Los dos se consideraban artesanos. Pierre-Auguste trabajó como pintor de porcelana en sus inicios y fue un defensor de las artes decorativas, mientras que Jean empezó en la cerámica, por imposición paterna, antes de dirigirse hacia el cine. “Para ambos, la creación no fue un proceso abstracto, sino el encuentro con una materia, un paisaje o una modelo”, señala Patry. Padre e hijo rechazan el papel del artista como teórico. “Para los Renoir, el arte es una especie de bricolaje”. La obsesión por el naturalismo también fue común. Apasionados lectores de Flaubert y Zola, se plantearon cómo reflejar la vida real en sus obras. A Pierre-Auguste nunca le gustaron las modelos al uso: solía pedir a sirvientas y mujeres de la calle que posaran para él, igual que haría después Jean al contratar a intérpretes no profesionales. La más conocida fue Andrée Heuchling, una modelo de curvas prominentes que los dos compartieron: fue la última musa del padre y la primera del hijo, que terminaría casándose con ella. Con el nombre artístico de Catherine Hessling, protagonizó películas como La hija del agua o Nana.

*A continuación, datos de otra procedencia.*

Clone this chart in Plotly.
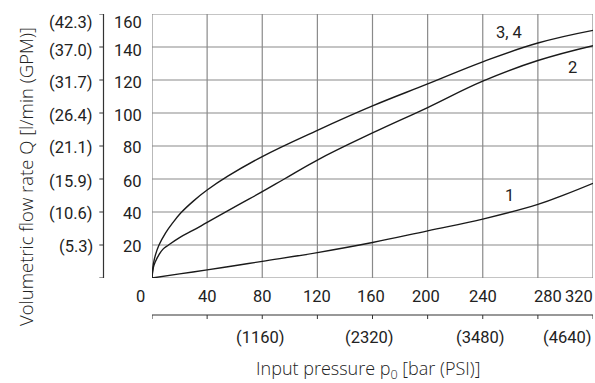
import plotly.graph_objects as go

# ---------------- data ----------------
p_curve1 = [0, 20, 40, 62, 80, 120, 160, 200, 240, 280, 300, 320]
q_curve1 = [0, 2.5, 4.9, 7.7, 10.1, 15.4, 21.5, 28.6, 35.7, 44.6, 50.7, 57.4]

p_curve2 = [0, 1, 2.5, 5, 8, 12, 20, 30, 40, 62, 80, 96, 120, 160, 200, 240, 280, 320]
q_curve2 = [0, 6.5, 10, 14, 17.5, 20, 24.5, 29, 33.7, 44, 52.3, 60, 71.5, 87.9, 103.3, 119.3, 131.8, 140.8]

p_curve34 = [0, 1, 2.5, 5, 10, 15, 21, 30, 40, 55, 80, 120, 160, 200, 240, 280, 320]
q_curve34 = [0, 8.5, 14, 19.8, 27.5, 33.4, 39.5, 46.6, 53.3, 61.7, 73.6, 89.5, 104.3, 117.6, 131, 142.4, 150.1]

curve_names = ["1", "2", "3, 4"]

x_ticks_bar = [0, 40, 80, 120, 160, 200, 240, 280, 320]
x_tick_labels_bar = ["0", "40", "80", "120", "160", "200", "240", "280", "320"]
x_ticks_psi = [80, 160, 240, 320]
x_tick_labels_psi = ["(1160)", "(2320)", "(3480)", "(4640)"]

y_ticks_lmin = [0, 20, 40, 60, 80, 100, 120, 140, 160]
y_tick_labels_lmin = ["", "20", "40", "60", "80", "100", "120", "140", "160"]
y_tick_labels_gpm = ["", "(5.3)", "(10.6)", "(15.9)", "(21.1)", "(26.4)", "(31.7)", "(37.0)", "(42.3)"]

x_title = "Input pressure p<sub>0</sub> [bar (PSI)]"
y_title = "Volumetric flow rate Q [l/min (GPM)]"

# ---------------- layout geometry ----------------
W, H = 595, 383
ML, MR, MT, MB = 152, 2, 14, 105

def px_x(px):
    return (px - ML) / (W - ML - MR)

def px_y(py):
    return (H - MB - py) / (H - MT - MB)

NUM_FONT = "Roboto, Liberation Sans, sans-serif"
TXT_FONT = "Open Sans, Noto Sans, sans-serif"
TXT = "#222222"
GRID = "#8a8a8a"
AX = "#333333"
NUM_SIZE = 16.5
numfont = dict(family=NUM_FONT, size=NUM_SIZE, color=TXT)

fig = go.Figure()

# grid drawn as a line trace through the tick values (below the curves)
gx_pts, gy_pts = [], []
for v in x_ticks_bar:
    gx_pts += [v, v, None]
    gy_pts += [y_ticks_lmin[0], y_ticks_lmin[-1], None]
for v in y_ticks_lmin:
    gx_pts += [x_ticks_bar[0], x_ticks_bar[-1], None]
    gy_pts += [v, v, None]
fig.add_trace(go.Scatter(x=gx_pts, y=gy_pts, mode="lines", line=dict(color=GRID, width=1.2),
                         showlegend=False, hoverinfo="skip", cliponaxis=False, connectgaps=False))

for xs, ys in [(p_curve1, q_curve1), (p_curve2, q_curve2), (p_curve34, q_curve34)]:
    fig.add_trace(go.Scatter(x=xs, y=ys, mode="lines",
                             line=dict(color="#1a1a1a", width=1.4, shape="spline", smoothing=1.2),
                             showlegend=False, hoverinfo="skip", cliponaxis=False))

fig.update_layout(
    width=W, height=H,
    margin=dict(l=ML, r=MR, t=MT, b=MB, pad=0, autoexpand=False),
    paper_bgcolor="white", plot_bgcolor="white",
    font=numfont,
    xaxis=dict(range=[0, 320], showticklabels=False, automargin=False, showgrid=False,
               zeroline=False, showline=False, ticks=""),
    yaxis=dict(range=[0, 160], showticklabels=False, automargin=False, showgrid=False,
               zeroline=False, showline=False, ticks=""),
)

shapes = []
# secondary (GPM) axis line on the left, with ticks pointing left
gx = px_x(103.5)
shapes.append(dict(type="line", xref="paper", yref="y", x0=gx, x1=gx,
                   y0=y_ticks_lmin[0], y1=y_ticks_lmin[-1], line=dict(color=AX, width=1.2)))
for v in y_ticks_lmin:
    shapes.append(dict(type="line", xref="paper", yref="y", x0=px_x(99.3), x1=gx,
                       y0=v, y1=v, line=dict(color=AX, width=1)))
# secondary (PSI) axis line below, with ticks pointing down
gy = px_y(315)
shapes.append(dict(type="line", xref="x", yref="paper", x0=x_ticks_bar[0], x1=x_ticks_bar[-1],
                   y0=gy, y1=gy, line=dict(color=AX, width=1.2)))
for v in x_ticks_bar:
    shapes.append(dict(type="line", xref="x", yref="paper", x0=v, x1=v,
                       y0=gy, y1=px_y(319), line=dict(color=AX, width=1)))
fig.update_layout(shapes=shapes)

ann = []
# bar tick labels (below plot)
bar_shift = {0: -12, 40: 0, 80: 0, 120: 0, 160: -2, 200: -2, 240: 0, 280: 10, 320: -14}
for v, t in zip(x_ticks_bar, x_tick_labels_bar):
    ann.append(dict(x=v, y=px_y(296), xref="x", yref="paper", text=t, showarrow=False,
                    xanchor="center", yanchor="middle", xshift=bar_shift[v], font=numfont))
# PSI tick labels
psi_shift = {80: -2, 160: -3, 240: -2, 320: -26}
for v, t in zip(x_ticks_psi, x_tick_labels_psi):
    ann.append(dict(x=v, y=px_y(337), xref="x", yref="paper", text=t, showarrow=False,
                    xanchor="center", yanchor="middle", xshift=psi_shift[v], font=numfont))
# l/min and GPM tick labels
y_shift = {0: 0, 20: 1.5, 40: 1.5, 60: 2, 80: 1.5, 100: 2, 120: 2, 140: 3.5, 160: 8.5}
for v, t1, t2 in zip(y_ticks_lmin, y_tick_labels_lmin, y_tick_labels_gpm):
    if t1:
        ann.append(dict(x=px_x(144), y=v, xref="paper", yref="y", text=t1, showarrow=False,
                        xanchor="right", yanchor="middle", yshift=-y_shift[v], font=numfont))
    if t2:
        ann.append(dict(x=px_x(95), y=v, xref="paper", yref="y", text=t2, showarrow=False,
                        xanchor="right", yanchor="middle", yshift=-y_shift[v], font=numfont))
# curve labels
for name, (lx, ly) in zip(curve_names, [(259.6, 50.3), (304.9, 127.6), (259.3, 149)]):
    ann.append(dict(x=lx, y=ly, xref="x", yref="y", text=name, showarrow=False,
                    xanchor="center", yanchor="middle", font=numfont))
# axis titles
ann.append(dict(x=px_x(368), y=px_y(369), xref="paper", yref="paper", text=x_title, showarrow=False,
                xanchor="center", yanchor="middle",
                font=dict(family=TXT_FONT, size=18, color=TXT, weight=300)))
ann.append(dict(x=px_x(25), y=px_y(176), xref="paper", yref="paper", text=y_title, showarrow=False,
                textangle=-90, xanchor="center", yanchor="middle",
                font=dict(family=TXT_FONT, size=18.5, color=TXT, weight=300)))
fig.update_layout(annotations=ann)

fig.write_html("out.html", config={"displayModeBar": False},
               post_script="document.body.style.margin='0';document.body.style.padding='0';")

La obra del hijo no existiría sin la del padre. No solo por esa influencia inmaterial, sino también por los beneficios generados por la venta de sus cuadros, que heredó tras la muerte de Pierre-Auguste en 1919. Pese a los fracasos iniciales, el éxito de La gran ilusión (1937) o La regla del juego (1939) convirtieron a Jean en una estrella. Se instaló en Beverly Hills y volvió a adquirir las obras de las que se había desprendido. A mediados de los cincuenta, regresó a París para rodar películas como French CanCan o Elena y los hombres, homenaje al Montmartre que frecuentó su padre.
Diferentes y parecidos
En las salas del Museo de Orsay, las similitudes entre las obras de padre e hijo saltan a la vista, aunque no más que las divergencias. De entrada, por las diferencias intrínsecas a la disciplina que eligió cada uno. La pintura implica detener el tiempo y Pierre-Auguste, más que muchos otros pintores, la concibió como un profundo ejercicio de contemplación. El cine de los orígenes fue, al contrario, pura fascinación por el movimiento. Tampoco compartieron la misma opinión sobre el papel social del artista. “Para el padre, el mundo es un lugar sombrío y de nada sirve que la pintura insista en su fealdad. Para el hijo, en cambio, nacido en otra época e inscrito en otra forma de arte, el cine debe ser un reflejo del mundo, incluyendo su parte más oscura”, sostiene la comisaria de la exposición Sylvie Patry. Para marcar esa distancia, la muestra nunca coloca un cuadro y una película en la misma pared, evitando simetrías forzadas. En la obra de estos dos maestros, las diferencias son tan importantes como los parecidos.